**GIVEN INSTRUCTION**
Leave out the pictures and transcribe everything else exactly.

**RAW DATA**
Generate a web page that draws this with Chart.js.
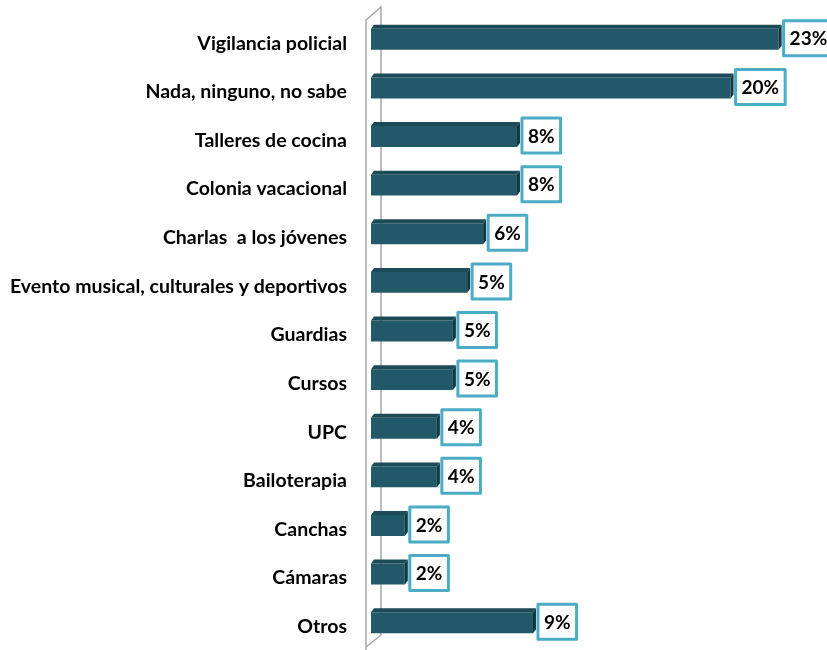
<!DOCTYPE html>
<html>
<head>
<meta charset="utf-8">
<script src="https://cdn.jsdelivr.net/npm/chart.js@4"></script>
<style>
  html, body { margin: 0; padding: 0; background: #fff; }
  #wrap { width: 827px; height: 650px; position: relative; }
</style>
</head>
<body>
<div id="wrap"><canvas id="chart"></canvas></div>
<script>
// categories and values (percent)
const categories = [
    "Vigilancia policial",
    "Nada, ninguno, no sabe",
    "Talleres de cocina",
    "Colonia vacacional",
    "Charlas  a los jóvenes",
    "Evento musical, culturales y deportivos",
    "Guardias",
    "Cursos",
    "UPC",
    "Bailoterapia",
    "Canchas",
    "Cámaras",
    "Otros"
];
const values = [22.9, 20.2, 8.2, 8.2, 6.3, 5.4, 4.6, 4.6, 3.7, 3.7, 1.9, 1.9, 9.1];
const xMin = 0;
const xMax = 25;

const FRONT = "#215968";
const TOP = "#1c4a56";
const SIDE = "#143640";
const BOX = "#4bacc6";
const DX = 3, DY = 4;

// back wall of the 3D chart
const wallPlugin = {
    id: "wall",
    beforeDatasetsDraw(chart) {
        const ctx = chart.ctx;
        const area = chart.chartArea;
        const x0 = area.left - 5, x1 = area.left + 10;
        ctx.save();
        ctx.strokeStyle = "#a6a6a6";
        ctx.lineWidth = 1.5;
        ctx.beginPath();
        ctx.moveTo(x0, 652);
        ctx.lineTo(x0, 20);
        ctx.lineTo(x1, 7);
        ctx.lineTo(x1, 635);
        ctx.lineTo(x0, 647);
        ctx.stroke();
        ctx.restore();
    }
};

// top and side faces for the bars, then the boxed labels
const barFacesPlugin = {
    id: "barFaces",
    afterDatasetsDraw(chart) {
        const ctx = chart.ctx;
        const meta = chart.getDatasetMeta(0);
        ctx.save();
        meta.data.forEach((bar, i) => {
            const x0 = bar.base, x1 = bar.x;
            const yt = bar.y - bar.height / 2, yb = bar.y + bar.height / 2;
            ctx.fillStyle = TOP;
            ctx.beginPath();
            ctx.moveTo(x0, yt);
            ctx.lineTo(x0 + DX, yt - DY);
            ctx.lineTo(x1 + DX, yt - DY);
            ctx.lineTo(x1, yt);
            ctx.closePath();
            ctx.fill();
            ctx.fillStyle = SIDE;
            ctx.beginPath();
            ctx.moveTo(x1, yt);
            ctx.lineTo(x1 + DX, yt - DY);
            ctx.lineTo(x1 + DX, yb - DY);
            ctx.lineTo(x1, yb);
            ctx.closePath();
            ctx.fill();

            // value label box
            const txt = Math.round(values[i]) + "%";
            ctx.font = "bold 19px Lato";
            const w = ctx.measureText(txt).width + 12;
            const h = 35;
            const bx = x1 + DX + 2;
            const by = bar.y - DY / 2 - h / 2 + 1;
            ctx.fillStyle = "#fff";
            ctx.fillRect(bx, by, w, h);
            ctx.strokeStyle = BOX;
            ctx.lineWidth = 3;
            ctx.lineJoin = "round";
            ctx.strokeRect(bx, by, w, h);
            ctx.fillStyle = "#000";
            ctx.textAlign = "center";
            ctx.textBaseline = "middle";
            ctx.fillText(txt, bx + w / 2, by + h / 2 + 1);
        });
        ctx.restore();
    }
};

const chart = new Chart(document.getElementById("chart").getContext("2d"), {
    type: "bar",
    data: {
        labels: categories,
        datasets: [{
            data: values,
            backgroundColor: FRONT,
            borderWidth: 0,
            barPercentage: 0.43,
            categoryPercentage: 1
        }]
    },
    options: {
        indexAxis: "y",
        responsive: true,
        maintainAspectRatio: false,
        animation: false,
        layout: { padding: { left: 0, right: 11, top: 15, bottom: 3 } },
        plugins: { legend: { display: false }, tooltip: { enabled: false } },
        scales: {
            x: { display: false, min: xMin, max: xMax },
            y: {
                grid: { display: false, drawTicks: false },
                border: { display: false },
                ticks: {
                    color: "#000",
                    padding: 24,
                    labelOffset: 4,
                    font: { family: "Lato", weight: "bold", size: 19.5 }
                },
                afterFit(scale) {
                    scale.width = 371;
                    scale.paddingTop = 0;
                    scale.paddingBottom = 0;
                }
            }
        }
    },
    plugins: [wallPlugin, barFacesPlugin]
});
</script>
</body>
</html>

**RESULT OF THE TASK**
Generate a web page that draws this with Chart.js.
<!DOCTYPE html>
<html>
<head>
<meta charset="utf-8">
<script src="https://cdn.jsdelivr.net/npm/chart.js@4"></script>
<style>
  html, body { margin: 0; padding: 0; background: #fff; }
  #wrap { width: 827px; height: 650px; position: relative; }
</style>
</head>
<body>
<div id="wrap"><canvas id="chart"></canvas></div>
<script>
// categories and values (percent)
const categories = [
    "Vigilancia policial",
    "Nada, ninguno, no sabe",
    "Talleres de cocina",
    "Colonia vacacional",
    "Charlas  a los jóvenes",
    "Evento musical, culturales y deportivos",
    "Guardias",
    "Cursos",
    "UPC",
    "Bailoterapia",
    "Canchas",
    "Cámaras",
    "Otros"
];
const values = [22.9, 20.2, 8.2, 8.2, 6.3, 5.4, 4.6, 4.6, 3.7, 3.7, 1.9, 1.9, 9.1];
const xMin = 0;
const xMax = 25;

const FRONT = "#215968";
const TOP = "#1c4a56";
const SIDE = "#143640";
const BOX = "#4bacc6";
const DX = 3, DY = 4;

// back wall of the 3D chart
const wallPlugin = {
    id: "wall",
    beforeDatasetsDraw(chart) {
        const ctx = chart.ctx;
        const area = chart.chartArea;
        const x0 = area.left - 5, x1 = area.left + 10;
        ctx.save();
        ctx.strokeStyle = "#a6a6a6";
        ctx.lineWidth = 1.5;
        ctx.beginPath();
        ctx.moveTo(x0, 652);
        ctx.lineTo(x0, 20);
        ctx.lineTo(x1, 7);
        ctx.lineTo(x1, 635);
        ctx.lineTo(x0, 647);
        ctx.stroke();
        ctx.restore();
    }
};

// top and side faces for the bars, then the boxed labels
const barFacesPlugin = {
    id: "barFaces",
    afterDatasetsDraw(chart) {
        const ctx = chart.ctx;
        const meta = chart.getDatasetMeta(0);
        ctx.save();
        meta.data.forEach((bar, i) => {
            const x0 = bar.base, x1 = bar.x;
            const yt = bar.y - bar.height / 2, yb = bar.y + bar.height / 2;
            ctx.fillStyle = TOP;
            ctx.beginPath();
            ctx.moveTo(x0, yt);
            ctx.lineTo(x0 + DX, yt - DY);
            ctx.lineTo(x1 + DX, yt - DY);
            ctx.lineTo(x1, yt);
            ctx.closePath();
            ctx.fill();
            ctx.fillStyle = SIDE;
            ctx.beginPath();
            ctx.moveTo(x1, yt);
            ctx.lineTo(x1 + DX, yt - DY);
            ctx.lineTo(x1 + DX, yb - DY);
            ctx.lineTo(x1, yb);
            ctx.closePath();
            ctx.fill();

            // value label box
            const txt = Math.round(values[i]) + "%";
            ctx.font = "bold 19px Lato";
            const w = ctx.measureText(txt).width + 12;
            const h = 35;
            const bx = x1 + DX + 2;
            const by = bar.y - DY / 2 - h / 2 + 1;
            ctx.fillStyle = "#fff";
            ctx.fillRect(bx, by, w, h);
            ctx.strokeStyle = BOX;
            ctx.lineWidth = 3;
            ctx.lineJoin = "round";
            ctx.strokeRect(bx, by, w, h);
            ctx.fillStyle = "#000";
            ctx.textAlign = "center";
            ctx.textBaseline = "middle";
            ctx.fillText(txt, bx + w / 2, by + h / 2 + 1);
        });
        ctx.restore();
    }
};

const chart = new Chart(document.getElementById("chart").getContext("2d"), {
    type: "bar",
    data: {
        labels: categories,
        datasets: [{
            data: values,
            backgroundColor: FRONT,
            borderWidth: 0,
            barPercentage: 0.43,
            categoryPercentage: 1
        }]
    },
    options: {
        indexAxis: "y",
        responsive: true,
        maintainAspectRatio: false,
        animation: false,
        layout: { padding: { left: 0, right: 11, top: 15, bottom: 3 } },
        plugins: { legend: { display: false }, tooltip: { enabled: false } },
        scales: {
            x: { display: false, min: xMin, max: xMax },
            y: {
                grid: { display: false, drawTicks: false },
                border: { display: false },
                ticks: {
                    color: "#000",
                    padding: 24,
                    labelOffset: 4,
                    font: { family: "Lato", weight: "bold", size: 19.5 }
                },
                afterFit(scale) {
                    scale.width = 371;
                    scale.paddingTop = 0;
                    scale.paddingBottom = 0;
                }
            }
        }
    },
    plugins: [wallPlugin, barFacesPlugin]
});
</script>
</body>
</html>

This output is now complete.